Lars Unnerstall (born 20 July 1990) is a German professional footballer who plays as a goalkeeper for Dutch club FC Twente.

Club career

Schalke 04

Born in Ibbenbüren, North Rhine-Westphalia, Unnerstall finished his development at FC Schalke 04 after joining at the age of 18. In April 2010, after featuring regularly for the B team, he signed a professional contract until 2012.

For the 2011–12 season, coach Ralf Rangnick announced Unnerstall as second-choice behind Ralf Fährmann. His professional debut took place on 31 July 2011, in an 11–1 away win against FC Teningen in the first round of the DFB-Pokal. In October, he agreed to an extension until June 2013.

On 15 October 2011, after Fährmann's ejection early in the game, Unnerstall made his Bundesliga debut, in an eventual 1–2 home defeat to 1. FC Kaiserslautern. After it was revealed the former had suffered a serious cruciate ligament injury he became the starter, remaining as such even after the signing of veteran Timo Hildebrand and earning praise from manager Huub Stevens.

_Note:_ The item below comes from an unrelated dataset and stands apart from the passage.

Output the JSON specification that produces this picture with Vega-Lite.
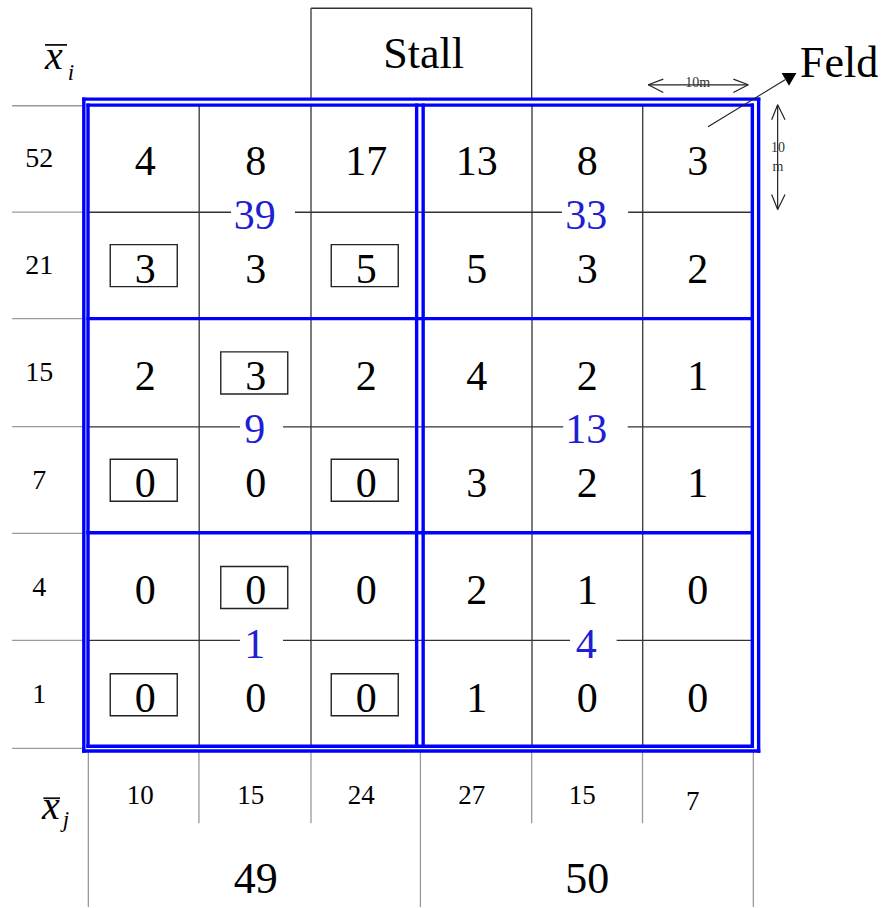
{
  "$schema": "https://vega.github.io/schema/vega-lite/v6.json",
  "width": 884,
  "height": 908,
  "autosize": {"type": "fit", "contains": "padding"},
  "padding": 0,
  "background": "white",
  "config": {"view": {"stroke": null}},
  "datasets": {
    "cells": [
      {"x":5,"y":5,"t":"4","box":false},{"x":15,"y":5,"t":"8","box":false},{"x":25,"y":5,"t":"17","box":false},{"x":35,"y":5,"t":"13","box":false},{"x":45,"y":5,"t":"8","box":false},{"x":55,"y":5,"t":"3","box":false},
      {"x":5,"y":15,"t":"3","box":true},{"x":15,"y":15,"t":"3","box":false},{"x":25,"y":15,"t":"5","box":true},{"x":35,"y":15,"t":"5","box":false},{"x":45,"y":15,"t":"3","box":false},{"x":55,"y":15,"t":"2","box":false},
      {"x":5,"y":25,"t":"2","box":false},{"x":15,"y":25,"t":"3","box":true},{"x":25,"y":25,"t":"2","box":false},{"x":35,"y":25,"t":"4","box":false},{"x":45,"y":25,"t":"2","box":false},{"x":55,"y":25,"t":"1","box":false},
      {"x":5,"y":35,"t":"0","box":true},{"x":15,"y":35,"t":"0","box":false},{"x":25,"y":35,"t":"0","box":true},{"x":35,"y":35,"t":"3","box":false},{"x":45,"y":35,"t":"2","box":false},{"x":55,"y":35,"t":"1","box":false},
      {"x":5,"y":45,"t":"0","box":false},{"x":15,"y":45,"t":"0","box":true},{"x":25,"y":45,"t":"0","box":false},{"x":35,"y":45,"t":"2","box":false},{"x":45,"y":45,"t":"1","box":false},{"x":55,"y":45,"t":"0","box":false},
      {"x":5,"y":55,"t":"0","box":true},{"x":15,"y":55,"t":"0","box":false},{"x":25,"y":55,"t":"0","box":true},{"x":35,"y":55,"t":"1","box":false},{"x":45,"y":55,"t":"0","box":false},{"x":55,"y":55,"t":"0","box":false}
    ],
    "blockSums": [
      {"x":15,"y":10,"t":"39"},{"x":45,"y":10,"t":"33"},
      {"x":15,"y":30,"t":"9"},{"x":45,"y":30,"t":"13"},
      {"x":15,"y":50,"t":"1"},{"x":45,"y":50,"t":"4"}
    ],
    "rowLabels": [
      {"x":-4.6,"y":5,"t":"52"},{"x":-4.6,"y":15,"t":"21"},{"x":-4.6,"y":25,"t":"15"},
      {"x":-4.6,"y":35,"t":"7"},{"x":-4.6,"y":45,"t":"4"},{"x":-4.6,"y":55,"t":"1"}
    ],
    "colLabels": [
      {"x":5,"y":64.44,"t":"10"},{"x":15,"y":64.44,"t":"15"},{"x":25,"y":64.44,"t":"24"},
      {"x":35,"y":64.44,"t":"27"},{"x":45,"y":64.44,"t":"15"},{"x":55,"y":64.99,"t":"7"}
    ],
    "totals": [
      {"x":15,"y":72.25,"t":"49"},{"x":45,"y":72.25,"t":"50"}
    ],
    "titleCenter": [{"x":30.2,"y":-4.67,"t":"Stall"}],
    "titleLeft": [{"x":64.25,"y":-3.84,"t":"Feld"}],
    "smallText": [
      {"x":55.0,"y":-2.0,"t":"10m"},
      {"x":62.26,"y":4.0,"t":"10"},
      {"x":62.26,"y":5.77,"t":"m"}
    ],
    "varBig": [{"x":-3.26,"y":-4.43,"t":"x"},{"x":-3.55,"y":65.45,"t":"x"}],
    "varSub": [{"x":-1.72,"y":-3.0,"t":"i"},{"x":-2.17,"y":66.64,"t":"j"}],
    "varBars": [
      {"x":-4.07,"y":-5.58,"x2":-2.08,"y2":-5.58},
      {"x":-4.22,"y":64.65,"x2":-2.71,"y2":64.65}
    ],
    "blue": [
      {"x":-0.56,"y":-0.53,"x2":60.51,"y2":-0.53},
      {"x":60.51,"y":-0.53,"x2":60.51,"y2":60.25},
      {"x":-0.56,"y":60.25,"x2":60.51,"y2":60.25},
      {"x":-0.56,"y":-0.53,"x2":-0.56,"y2":60.25},
      {"x":-0.18,"y":0.03,"x2":59.94,"y2":0.03},
      {"x":59.94,"y":0.03,"x2":59.94,"y2":59.81},
      {"x":-0.18,"y":59.81,"x2":59.94,"y2":59.81},
      {"x":-0.18,"y":0.03,"x2":-0.18,"y2":59.81},
      {"x":29.56,"y":0.03,"x2":29.56,"y2":59.81},
      {"x":30.15,"y":0.03,"x2":30.15,"y2":59.81},
      {"x":-0.18,"y":19.94,"x2":59.94,"y2":19.94},
      {"x":-0.18,"y":39.9,"x2":59.94,"y2":39.9}
    ],
    "black": [
      {"x":9.88,"y":0.03,"x2":9.88,"y2":59.81},
      {"x":20,"y":0.03,"x2":20,"y2":59.81},
      {"x":40,"y":0.03,"x2":40,"y2":59.81},
      {"x":50.02,"y":0.03,"x2":50.02,"y2":59.81},
      {"x":-0.18,"y":10.02,"x2":12.76,"y2":10.02},
      {"x":18.55,"y":10.02,"x2":42.7,"y2":10.02},
      {"x":48.7,"y":10.02,"x2":59.94,"y2":10.02},
      {"x":-0.18,"y":30.03,"x2":13.57,"y2":30.03},
      {"x":17.47,"y":30.03,"x2":42.83,"y2":30.03},
      {"x":48.66,"y":30.03,"x2":59.94,"y2":30.03},
      {"x":-0.18,"y":49.93,"x2":13.57,"y2":49.93},
      {"x":17.47,"y":49.93,"x2":43.44,"y2":49.93},
      {"x":47.66,"y":49.93,"x2":59.94,"y2":49.93},
      {"x":20,"y":-9.0,"x2":20,"y2":-0.53},
      {"x":20,"y":-9.0,"x2":39.97,"y2":-9.0},
      {"x":39.97,"y":-9.0,"x2":39.97,"y2":-0.53}
    ],
    "grey": [
      {"x":-7.05,"y":0.09,"x2":-0.56,"y2":0.09},
      {"x":-7.05,"y":10.0,"x2":-0.56,"y2":10.0},
      {"x":-7.05,"y":19.94,"x2":-0.56,"y2":19.94},
      {"x":-7.05,"y":30.0,"x2":-0.56,"y2":30.0},
      {"x":-7.05,"y":39.95,"x2":-0.56,"y2":39.95},
      {"x":-7.05,"y":49.93,"x2":-0.56,"y2":49.93},
      {"x":-7.05,"y":60.0,"x2":-0.56,"y2":60.0},
      {"x":-0.15,"y":60.25,"x2":-0.15,"y2":74.8},
      {"x":9.86,"y":60.25,"x2":9.86,"y2":66.98},
      {"x":20,"y":60.25,"x2":20,"y2":66.98},
      {"x":29.9,"y":60.25,"x2":29.9,"y2":74.8},
      {"x":39.97,"y":60.25,"x2":39.97,"y2":66.98},
      {"x":50,"y":60.25,"x2":50,"y2":66.98},
      {"x":60.03,"y":60.25,"x2":60.03,"y2":74.8}
    ],
    "arrows": [
      {"x":50.52,"y":-1.86,"x2":59.57,"y2":-1.86},
      {"x":50.52,"y":-1.86,"x2":51.88,"y2":-2.39},
      {"x":50.52,"y":-1.86,"x2":51.88,"y2":-1.14},
      {"x":59.57,"y":-1.86,"x2":58.22,"y2":-2.39},
      {"x":59.57,"y":-1.86,"x2":58.22,"y2":-1.14},
      {"x":62.23,"y":0,"x2":62.23,"y2":9.77},
      {"x":62.23,"y":0,"x2":61.69,"y2":1.4},
      {"x":62.23,"y":0,"x2":62.9,"y2":1.4},
      {"x":62.23,"y":9.77,"x2":61.69,"y2":8.37},
      {"x":62.23,"y":9.77,"x2":62.9,"y2":8.37},
      {"x":55.93,"y":2.05,"x2":62.9,"y2":-2.33}
    ],
    "arrowHead": [{"x":63.26,"y":-2.36}]
  },
  "encoding": {
    "x": {"field": "x", "type": "quantitative", "scale": {"domain": [-8.145, 71.855], "nice": false, "zero": false}, "axis": null},
    "y": {"field": "y", "type": "quantitative", "scale": {"domain": [-9.767, 74.698], "nice": false, "zero": false, "reverse": true}, "axis": null}
  },
  "layer": [
    {"data": {"name": "grey"}, "mark": {"type": "rule", "color": "#9a9a9a", "strokeWidth": 1.3}, "encoding": {"x2": {"field": "x2"}, "y2": {"field": "y2"}}},
    {"data": {"name": "black"}, "mark": {"type": "rule", "color": "#333333", "strokeWidth": 1.3}, "encoding": {"x2": {"field": "x2"}, "y2": {"field": "y2"}}},
    {"data": {"name": "blue"}, "mark": {"type": "rule", "color": "#0000ff", "strokeWidth": 3.4, "strokeCap": "square"}, "encoding": {"x2": {"field": "x2"}, "y2": {"field": "y2"}}},
    {"data": {"name": "arrows"}, "mark": {"type": "rule", "color": "#222222", "strokeWidth": 1.2}, "encoding": {"x2": {"field": "x2"}, "y2": {"field": "y2"}}},
    {"data": {"name": "varBars"}, "mark": {"type": "rule", "color": "#111111", "strokeWidth": 1.8}, "encoding": {"x2": {"field": "x2"}, "y2": {"field": "y2"}}},
    {"data": {"name": "arrowHead"}, "mark": {"type": "point", "shape": "triangle-down", "size": 220, "filled": true, "color": "#000000", "opacity": 1}},
    {"data": {"name": "cells"}, "transform": [{"filter": "datum.box"}], "mark": {"type": "point", "shape": "M-1,-0.627L1,-0.627L1,0.627L-1,0.627Z", "size": 4489, "filled": false, "color": "#222222", "strokeWidth": 1.4, "opacity": 1, "xOffset": -1.5}},
    {"data": {"name": "cells"}, "mark": {"type": "text", "font": "Liberation Serif", "fontSize": 42, "color": "#000000", "align": "center", "baseline": "middle", "dy": 4}, "encoding": {"text": {"field": "t"}}},
    {"data": {"name": "blockSums"}, "mark": {"type": "text", "font": "Liberation Serif", "fontSize": 42, "color": "#1e1ed2", "align": "center", "baseline": "middle", "dy": 3.5, "dx": -1}, "encoding": {"text": {"field": "t"}}},
    {"data": {"name": "rowLabels"}, "mark": {"type": "text", "font": "Liberation Serif", "fontSize": 28, "color": "#000000", "align": "center", "baseline": "middle", "dy": 0.5}, "encoding": {"text": {"field": "t"}}},
    {"data": {"name": "colLabels"}, "mark": {"type": "text", "font": "Liberation Serif", "fontSize": 27, "color": "#000000", "align": "center", "baseline": "middle", "dx": -5}, "encoding": {"text": {"field": "t"}}},
    {"data": {"name": "totals"}, "mark": {"type": "text", "font": "Liberation Serif", "fontSize": 44, "color": "#000000", "align": "center", "baseline": "middle"}, "encoding": {"text": {"field": "t"}}},
    {"data": {"name": "titleCenter"}, "mark": {"type": "text", "font": "Liberation Serif", "fontSize": 44, "color": "#000000", "align": "center", "baseline": "middle"}, "encoding": {"text": {"field": "t"}}},
    {"data": {"name": "titleLeft"}, "mark": {"type": "text", "font": "Liberation Serif", "fontSize": 44, "color": "#000000", "align": "left", "baseline": "middle"}, "encoding": {"text": {"field": "t"}}},
    {"data": {"name": "smallText"}, "mark": {"type": "text", "font": "Liberation Serif", "fontSize": 14, "color": "#333333", "align": "center", "baseline": "middle"}, "encoding": {"text": {"field": "t"}}},
    {"data": {"name": "varBig"}, "mark": {"type": "text", "font": "Liberation Serif", "fontSize": 40, "fontStyle": "italic", "color": "#000000", "align": "center", "baseline": "middle"}, "encoding": {"text": {"field": "t"}}},
    {"data": {"name": "varSub"}, "mark": {"type": "text", "font": "Liberation Serif", "fontSize": 23, "fontStyle": "italic", "color": "#000000", "align": "center", "baseline": "middle"}, "encoding": {"text": {"field": "t"}}}
  ]
}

Unnerstall agreed to a new deal until 2015 before the 2012–13 campaign started. He continued to battle with Hildebrand for starting duties, and was also first choice during the team's run in the UEFA Champions League; he also committed several mistakes in home matches, which led to fan criticism.

During the 2013 off-season, Unnerstall was linked a move away from the club. Nothing came of it, however, and he remained as third-choice behind Fährmann and Hildebrand.

On 24 January 2014, Unnerstall was loaned to Swiss Super League side FC Aarau. His first match took place eight days later, in a 1–1 draw against FC St. Gallen; he was later chosen Player of the Month for this display.

Fortuna Düsseldorf

On 21 May 2014, Unnerstall joined Fortuna Düsseldorf as a replacement for Fabian Giefer, for a reported fee of €250,000. He spent most of his tenure as backup to Michael Rensing, featuring rarely in the 2. Bundesliga and adding two appearances in the 2015–16 edition of the domestic cup.

Increasingly frustrated with his lack of playing time, and occasionally demoted to the reserves, Unnerstall was also afflicted with pneumonia in early 2017.

VVV and PSV
Unnerstall signed a two-year deal with VVV-Venlo in June 2017, for an undisclosed fee. On 18 May of the following year he agreed to a three-year contract at fellow Eredivisie team PSV Eindhoven, being immediately loaned to his previous club.

After a series of poor performances from regular starter Jeroen Zoet in autumn 2019, Unnerstall became first choice for PSV. He finished the season with 14 league appearances.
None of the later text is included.